With Republicans' poll numbers in the dumpster, liberals have come to interpret voter disgust with the GOP as a validation of their own old-school tax-and-spend mode of governance. Most of the Democrats' tax actions are disguised as hitting only the wealthiest few, who, as Obama puts it, "can afford to pay more." Democrats may well strike a populist chord with that theme, especially in a time of high economic anxieties, but the strategy is risky.

GOP pollster David Winston has been testing these propositions, and he finds that when "Democrats say tax the rich, most voters think their own taxes will go up." Winston's polling also shows the electorate thinks raising taxes when the economy is heading into a potential recession would be a nightmare. Evidence of the potential for a political backlash over higher taxes comes from Indianapolis, where just last month voters unexpectedly threw out a once-popular Democratic mayor in favor of a low-profile Republican with no money, no charisma, and no name recognition. Why? Voters were furious at a city-wide property tax hike last year.

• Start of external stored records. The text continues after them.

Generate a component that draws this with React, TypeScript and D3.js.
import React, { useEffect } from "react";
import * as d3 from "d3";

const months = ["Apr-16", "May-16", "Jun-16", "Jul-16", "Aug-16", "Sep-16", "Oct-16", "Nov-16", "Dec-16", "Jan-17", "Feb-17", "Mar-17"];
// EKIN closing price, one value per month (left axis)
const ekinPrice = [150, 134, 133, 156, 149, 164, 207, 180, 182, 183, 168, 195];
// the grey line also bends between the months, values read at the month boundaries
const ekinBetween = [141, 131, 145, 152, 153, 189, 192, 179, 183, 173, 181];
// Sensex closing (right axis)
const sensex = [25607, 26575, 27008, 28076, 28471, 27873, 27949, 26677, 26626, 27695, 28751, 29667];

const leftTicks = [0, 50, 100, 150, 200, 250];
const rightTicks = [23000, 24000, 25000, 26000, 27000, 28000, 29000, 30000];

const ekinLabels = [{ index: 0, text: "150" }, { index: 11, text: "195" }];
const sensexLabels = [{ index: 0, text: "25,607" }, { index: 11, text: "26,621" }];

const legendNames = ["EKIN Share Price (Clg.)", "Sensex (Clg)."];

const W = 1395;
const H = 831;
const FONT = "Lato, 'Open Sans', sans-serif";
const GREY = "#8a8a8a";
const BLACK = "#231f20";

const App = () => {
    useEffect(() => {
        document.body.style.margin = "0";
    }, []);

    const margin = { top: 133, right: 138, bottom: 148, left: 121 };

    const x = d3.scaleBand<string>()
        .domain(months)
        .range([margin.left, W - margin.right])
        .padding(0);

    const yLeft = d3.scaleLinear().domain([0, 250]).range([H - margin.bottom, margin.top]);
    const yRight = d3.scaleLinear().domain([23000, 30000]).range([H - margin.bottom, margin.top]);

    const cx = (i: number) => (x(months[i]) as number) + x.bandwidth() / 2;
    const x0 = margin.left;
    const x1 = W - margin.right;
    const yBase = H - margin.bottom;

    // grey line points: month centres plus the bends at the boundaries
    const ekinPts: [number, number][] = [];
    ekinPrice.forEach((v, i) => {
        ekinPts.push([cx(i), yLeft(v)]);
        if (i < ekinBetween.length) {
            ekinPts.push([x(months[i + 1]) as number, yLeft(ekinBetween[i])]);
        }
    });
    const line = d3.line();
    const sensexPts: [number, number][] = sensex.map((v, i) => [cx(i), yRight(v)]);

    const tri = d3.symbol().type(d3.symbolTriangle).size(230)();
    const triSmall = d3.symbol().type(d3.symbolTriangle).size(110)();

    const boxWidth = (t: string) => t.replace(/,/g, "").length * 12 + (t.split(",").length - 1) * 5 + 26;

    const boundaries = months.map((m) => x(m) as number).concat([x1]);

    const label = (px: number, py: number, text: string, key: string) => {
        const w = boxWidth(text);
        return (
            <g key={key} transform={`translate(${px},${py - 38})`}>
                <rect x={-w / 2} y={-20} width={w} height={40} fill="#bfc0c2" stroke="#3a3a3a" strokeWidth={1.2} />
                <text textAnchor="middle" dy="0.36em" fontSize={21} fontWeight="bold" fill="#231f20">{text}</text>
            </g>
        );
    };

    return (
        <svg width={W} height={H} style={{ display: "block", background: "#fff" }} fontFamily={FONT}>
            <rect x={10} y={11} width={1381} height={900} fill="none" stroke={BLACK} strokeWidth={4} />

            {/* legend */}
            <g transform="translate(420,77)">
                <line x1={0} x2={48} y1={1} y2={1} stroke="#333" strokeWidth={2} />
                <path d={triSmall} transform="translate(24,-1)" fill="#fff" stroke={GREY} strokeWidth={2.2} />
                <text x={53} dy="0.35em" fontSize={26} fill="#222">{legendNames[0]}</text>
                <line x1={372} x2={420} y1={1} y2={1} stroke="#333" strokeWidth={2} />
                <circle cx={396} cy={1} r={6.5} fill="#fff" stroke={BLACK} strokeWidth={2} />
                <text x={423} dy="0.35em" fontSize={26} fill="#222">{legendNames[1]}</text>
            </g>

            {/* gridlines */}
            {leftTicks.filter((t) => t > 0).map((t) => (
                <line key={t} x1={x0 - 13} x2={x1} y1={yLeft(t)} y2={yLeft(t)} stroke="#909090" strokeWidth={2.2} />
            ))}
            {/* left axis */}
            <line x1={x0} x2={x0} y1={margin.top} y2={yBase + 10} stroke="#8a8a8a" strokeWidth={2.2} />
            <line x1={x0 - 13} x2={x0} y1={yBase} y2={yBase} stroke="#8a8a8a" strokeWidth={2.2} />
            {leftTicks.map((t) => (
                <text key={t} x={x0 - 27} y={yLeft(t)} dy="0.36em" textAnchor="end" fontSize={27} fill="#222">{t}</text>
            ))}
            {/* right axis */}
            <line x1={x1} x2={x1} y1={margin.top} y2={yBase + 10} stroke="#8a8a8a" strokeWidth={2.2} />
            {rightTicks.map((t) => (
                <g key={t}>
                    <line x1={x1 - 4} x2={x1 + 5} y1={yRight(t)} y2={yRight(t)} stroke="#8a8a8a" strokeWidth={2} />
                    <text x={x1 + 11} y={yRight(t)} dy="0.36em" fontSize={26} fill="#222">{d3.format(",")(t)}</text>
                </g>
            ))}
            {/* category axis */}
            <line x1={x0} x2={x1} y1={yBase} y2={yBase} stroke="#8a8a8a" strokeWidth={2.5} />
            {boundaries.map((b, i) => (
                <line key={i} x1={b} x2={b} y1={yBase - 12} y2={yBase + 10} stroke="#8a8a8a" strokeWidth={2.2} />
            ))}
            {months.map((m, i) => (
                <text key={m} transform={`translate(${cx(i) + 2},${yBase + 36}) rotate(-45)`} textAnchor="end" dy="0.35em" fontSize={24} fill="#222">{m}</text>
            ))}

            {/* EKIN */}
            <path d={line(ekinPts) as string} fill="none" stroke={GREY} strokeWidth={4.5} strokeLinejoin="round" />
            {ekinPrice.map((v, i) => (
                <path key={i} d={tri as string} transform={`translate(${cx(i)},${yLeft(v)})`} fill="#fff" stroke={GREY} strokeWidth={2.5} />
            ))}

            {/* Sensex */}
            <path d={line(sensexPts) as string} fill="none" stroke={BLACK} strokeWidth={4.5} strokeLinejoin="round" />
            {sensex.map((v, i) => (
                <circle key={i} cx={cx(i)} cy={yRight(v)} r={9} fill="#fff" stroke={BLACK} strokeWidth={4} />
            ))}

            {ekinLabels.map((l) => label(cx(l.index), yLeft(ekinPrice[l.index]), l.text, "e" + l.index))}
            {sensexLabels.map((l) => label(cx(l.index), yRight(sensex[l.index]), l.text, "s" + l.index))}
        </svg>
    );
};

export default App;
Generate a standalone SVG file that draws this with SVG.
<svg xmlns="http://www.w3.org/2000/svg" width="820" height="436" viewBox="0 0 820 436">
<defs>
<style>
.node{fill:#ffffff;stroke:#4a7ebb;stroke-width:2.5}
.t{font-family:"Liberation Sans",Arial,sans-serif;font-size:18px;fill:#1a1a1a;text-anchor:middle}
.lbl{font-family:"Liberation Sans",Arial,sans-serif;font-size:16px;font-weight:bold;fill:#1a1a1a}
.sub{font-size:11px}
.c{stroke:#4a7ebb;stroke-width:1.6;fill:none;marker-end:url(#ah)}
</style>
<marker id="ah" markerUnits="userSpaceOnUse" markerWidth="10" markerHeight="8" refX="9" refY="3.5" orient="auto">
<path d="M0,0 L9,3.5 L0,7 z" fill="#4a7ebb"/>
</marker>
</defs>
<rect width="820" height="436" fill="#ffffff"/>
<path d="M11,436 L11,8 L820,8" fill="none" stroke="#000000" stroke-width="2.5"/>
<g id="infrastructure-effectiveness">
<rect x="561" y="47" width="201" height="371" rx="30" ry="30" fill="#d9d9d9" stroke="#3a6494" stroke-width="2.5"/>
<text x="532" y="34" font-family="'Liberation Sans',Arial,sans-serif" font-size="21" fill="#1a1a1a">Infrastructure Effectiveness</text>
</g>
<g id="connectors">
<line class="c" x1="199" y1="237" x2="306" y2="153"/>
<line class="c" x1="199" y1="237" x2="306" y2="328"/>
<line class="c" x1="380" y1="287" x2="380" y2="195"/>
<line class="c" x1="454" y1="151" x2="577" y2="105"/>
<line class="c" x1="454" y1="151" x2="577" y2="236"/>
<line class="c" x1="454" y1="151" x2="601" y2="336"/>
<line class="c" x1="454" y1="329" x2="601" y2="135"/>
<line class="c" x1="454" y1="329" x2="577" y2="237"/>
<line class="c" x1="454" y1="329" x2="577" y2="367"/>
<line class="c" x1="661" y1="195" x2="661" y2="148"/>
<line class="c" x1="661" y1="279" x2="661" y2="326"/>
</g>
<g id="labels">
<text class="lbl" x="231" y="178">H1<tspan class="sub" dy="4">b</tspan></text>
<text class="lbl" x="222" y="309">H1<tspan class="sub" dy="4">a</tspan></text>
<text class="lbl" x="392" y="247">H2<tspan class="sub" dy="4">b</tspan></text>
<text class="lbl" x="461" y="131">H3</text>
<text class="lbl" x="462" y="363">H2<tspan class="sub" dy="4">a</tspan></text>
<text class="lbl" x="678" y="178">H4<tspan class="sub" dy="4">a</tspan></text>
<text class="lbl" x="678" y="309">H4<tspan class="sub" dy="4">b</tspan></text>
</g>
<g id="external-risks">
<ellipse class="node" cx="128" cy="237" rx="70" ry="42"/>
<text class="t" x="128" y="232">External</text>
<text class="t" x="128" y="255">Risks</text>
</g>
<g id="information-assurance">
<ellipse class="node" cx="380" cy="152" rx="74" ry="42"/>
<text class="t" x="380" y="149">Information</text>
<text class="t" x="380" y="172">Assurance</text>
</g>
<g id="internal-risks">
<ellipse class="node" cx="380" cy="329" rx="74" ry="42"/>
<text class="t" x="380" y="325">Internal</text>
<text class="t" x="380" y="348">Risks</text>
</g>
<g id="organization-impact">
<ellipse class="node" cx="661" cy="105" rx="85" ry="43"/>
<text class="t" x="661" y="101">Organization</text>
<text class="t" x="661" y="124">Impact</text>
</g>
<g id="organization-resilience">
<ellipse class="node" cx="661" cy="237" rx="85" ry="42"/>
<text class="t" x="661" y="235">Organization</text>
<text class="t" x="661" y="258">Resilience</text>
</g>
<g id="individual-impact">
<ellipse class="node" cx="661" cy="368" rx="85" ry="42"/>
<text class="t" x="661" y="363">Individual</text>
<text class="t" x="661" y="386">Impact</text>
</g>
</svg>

In a 1988 Saturday Night Live skit called "Dukakis after Dark," Lloyd Bentsen asks Dukakis, "You were going to raise taxes, weren't you?" Dukakis shiftily looks around to make sure no one is listening and whispers: "Through the roof." How times have changed! Now Democrats are exposing their tax giddiness enthusiastically and in the light of day. It may be the ailing GOP's best chance for a comeback next year. Republican congressman Mike Pence of Indiana refers to the Rangel tax hike as "the Democrats' gift that just keeps giving." Then he adds: "The liberals in that party just can't control themselves. They keep proposing one new tax after another."

He's right, and some Democrats are fuming privately that the party continues to adopt the Mondale strategy of pledging to raise taxes, which won Fritz exactly one state (plus the District of Columbia) in 1984. The 2008 presidential election will be much more competitive. But if Republicans eke out a victory, they may have to thank all those Democrats who became "unafraid" to raise taxes.

Stephen Moore is senior economics writer for the Wall Street Journal editorial page.


This article incorrectly attributed to Wisconsin governor Jim Doyle support for a universal health care plan paid for with a payroll tax surcharge. The plan was backed by the state's Senate Democrats but not by the governor.